-- Start of Recorded data --

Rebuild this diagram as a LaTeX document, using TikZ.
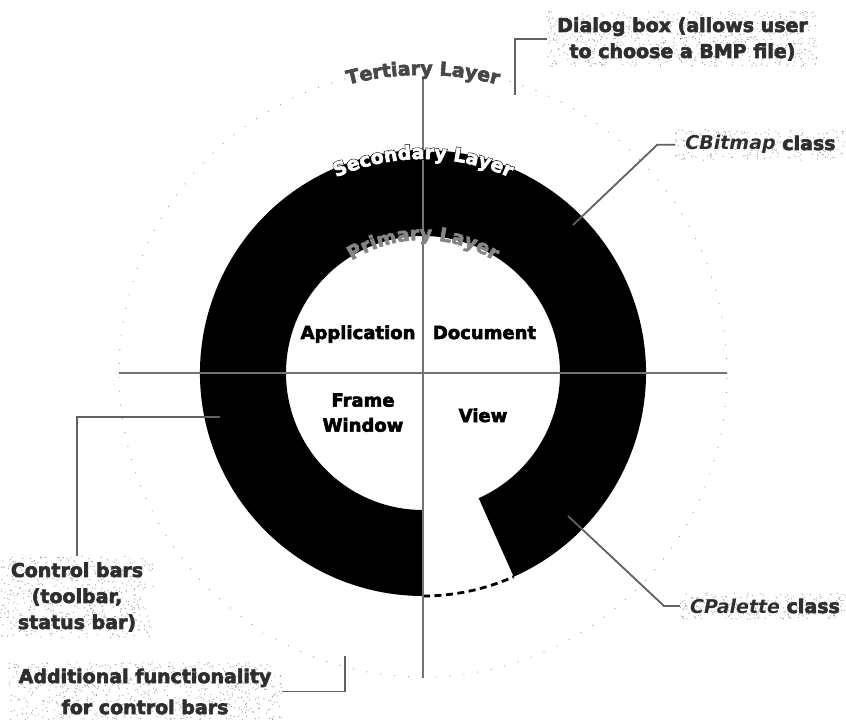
\documentclass[tikz,border=0pt]{standalone}
\usepackage{fontspec}
\setmainfont{DejaVu Sans}[BoldFeatures={FakeBold=3.2}]
\newfontface\halofont{DejaVu Sans Bold}[FakeBold=9]
\usetikzlibrary{decorations.text,calc}

\pgfdeclarelayer{speckles}
\pgfsetlayers{speckles,main}

\newcommand\arcfont{\bfseries\fontsize{19}{19}\selectfont}
\newcommand\archalo{\halofont\fontsize{19}{19}\selectfont}
\newcommand\calloutfont{\bfseries\fontsize{19}{26}\selectfont}

% scatter light grey dots over the area of a node
\newcommand\speckle[2]{%
  \begin{pgfonlayer}{speckles}
  \foreach \k in {1,...,#2}{%
    \fill[speck] let \p1=(#1.south west), \p2=(#1.north east) in
      ({\x1+rnd*(\x2-\x1)},{\y1+rnd*(\y2-\y1)}) circle (0.6);
  }
  \end{pgfonlayer}}

\begin{document}
\begin{tikzpicture}[x=1pt,y=1pt,
  axis/.style={draw=black!55, line width=1.6pt},
  leader/.style={draw=black!62, line width=1.8pt},
  quad/.style={font=\bfseries\fontsize{18}{25}\selectfont, align=center, inner sep=0pt},
  callout/.style={font=\calloutfont, text=black!82, align=center, inner xsep=10pt, inner ysep=6pt},
  speck/.style={fill=black!40},
]
\pgfmathsetseed{11}
\useasboundingbox (-423,-347) rectangle (423,373);

% tertiary layer: faint dotted circle
\draw[black!40, line width=0.9pt, dash pattern=on 0.9pt off 13pt] (0,0) circle (304);

% secondary layer: thick ring with an opening at the bottom
\fill[black] (-66:223) arc (-66:270:223) -- (270:137) arc (270:-66:137) -- cycle;
\draw[black, line width=2.8pt, dash pattern=on 7pt off 4.5pt] (270:223) arc (270:294:223);

% quadrant axes
\coordinate (axN) at (0,295);
\coordinate (axS) at (0,-305);
\coordinate (axW) at (-304,0);
\coordinate (axE) at (304,0);
\draw[axis] (axN) -- (axS);
\draw[axis] (axW) -- (axE);

% curved layer names
\path[decorate, decoration={text along path, text={|\arcfont|Tertiary Layer},
  text align=center, text color=black!72}] (160:298) arc (160:20:298);
\path[decorate, decoration={text along path, text={|\arcfont|Primary Layer},
  text align=center, text color=black!48}] (170:133) arc (170:10:133);
% white lettering with a black outline
\path[decorate, decoration={text along path, text={|\archalo|Secondary Layer},
  text align=center, text color=black}] (150:214) arc (150:30:214);
\path[decorate, decoration={text along path, text={|\arcfont|Secondary Layer},
  text align=center, text color=white}] (150:214) arc (150:30:214);

% primary layer quadrants
\node[quad, anchor=base] (app) at (-65,34) {Application};
\node[quad, anchor=base] (doc) at (61.5,34) {Document};
\node[quad] (frm) at (-60,-39.7) {Frame\\Window};
\node[quad, anchor=base] (viw) at (60,-49) {View};

% callouts
\node[callout] (dlg) at (259.5,334) {Dialog box (allows user\\to choose a BMP file)};
\node[callout, anchor=base] (bmp) at (337.5,223) {\textit{CBitmap} class};
\node[callout, anchor=base] (pal) at (342,-240) {\textit{CPalette} class};
\node[callout] (ctl) at (-346,-224) {Control bars\\(toolbar,\\status bar)};
\node[callout, font=\bfseries\fontsize{19}{31}\selectfont] (add) at (-278,-318.5)
  {Additional functionality\\for control bars};

\speckle{dlg}{750}
\speckle{bmp}{250}
\speckle{pal}{250}
\speckle{ctl}{550}
\speckle{add}{750}

% leader lines
\coordinate (dlgEnd) at (92,278);
\coordinate (bmpEnd) at (150,148);
\coordinate (palEnd) at (145,-143);
\coordinate (ctlEnd) at (-203,-44);
\coordinate (addEnd) at (-78,-283);
\draw[leader] (dlg.west) -| (dlgEnd);
\draw[leader] (bmp.west) -- ++(-18,0) -- (bmpEnd);
\draw[leader] (pal.west) -- ++(-16,0) -- (palEnd);
\draw[leader] (ctl.north) |- (ctlEnd);
\draw[leader] (add.east) -| (addEnd);
\end{tikzpicture}
\end{document}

-- End of Recorded data --

▶ [Instructions for the task] Give again, exactly, the lines from the start of the data through the one holding "(axW) -- (axE);"; omit the pictures.

▶ [Result of this task]
Rebuild this diagram as a LaTeX document, using TikZ.
\documentclass[tikz,border=0pt]{standalone}
\usepackage{fontspec}
\setmainfont{DejaVu Sans}[BoldFeatures={FakeBold=3.2}]
\newfontface\halofont{DejaVu Sans Bold}[FakeBold=9]
\usetikzlibrary{decorations.text,calc}

\pgfdeclarelayer{speckles}
\pgfsetlayers{speckles,main}

\newcommand\arcfont{\bfseries\fontsize{19}{19}\selectfont}
\newcommand\archalo{\halofont\fontsize{19}{19}\selectfont}
\newcommand\calloutfont{\bfseries\fontsize{19}{26}\selectfont}

% scatter light grey dots over the area of a node
\newcommand\speckle[2]{%
  \begin{pgfonlayer}{speckles}
  \foreach \k in {1,...,#2}{%
    \fill[speck] let \p1=(#1.south west), \p2=(#1.north east) in
      ({\x1+rnd*(\x2-\x1)},{\y1+rnd*(\y2-\y1)}) circle (0.6);
  }
  \end{pgfonlayer}}

\begin{document}
\begin{tikzpicture}[x=1pt,y=1pt,
  axis/.style={draw=black!55, line width=1.6pt},
  leader/.style={draw=black!62, line width=1.8pt},
  quad/.style={font=\bfseries\fontsize{18}{25}\selectfont, align=center, inner sep=0pt},
  callout/.style={font=\calloutfont, text=black!82, align=center, inner xsep=10pt, inner ysep=6pt},
  speck/.style={fill=black!40},
]
\pgfmathsetseed{11}
\useasboundingbox (-423,-347) rectangle (423,373);

% tertiary layer: faint dotted circle
\draw[black!40, line width=0.9pt, dash pattern=on 0.9pt off 13pt] (0,0) circle (304);

% secondary layer: thick ring with an opening at the bottom
\fill[black] (-66:223) arc (-66:270:223) -- (270:137) arc (270:-66:137) -- cycle;
\draw[black, line width=2.8pt, dash pattern=on 7pt off 4.5pt] (270:223) arc (270:294:223);

% quadrant axes
\coordinate (axN) at (0,295);
\coordinate (axS) at (0,-305);
\coordinate (axW) at (-304,0);
\coordinate (axE) at (304,0);
\draw[axis] (axN) -- (axS);
\draw[axis] (axW) -- (axE);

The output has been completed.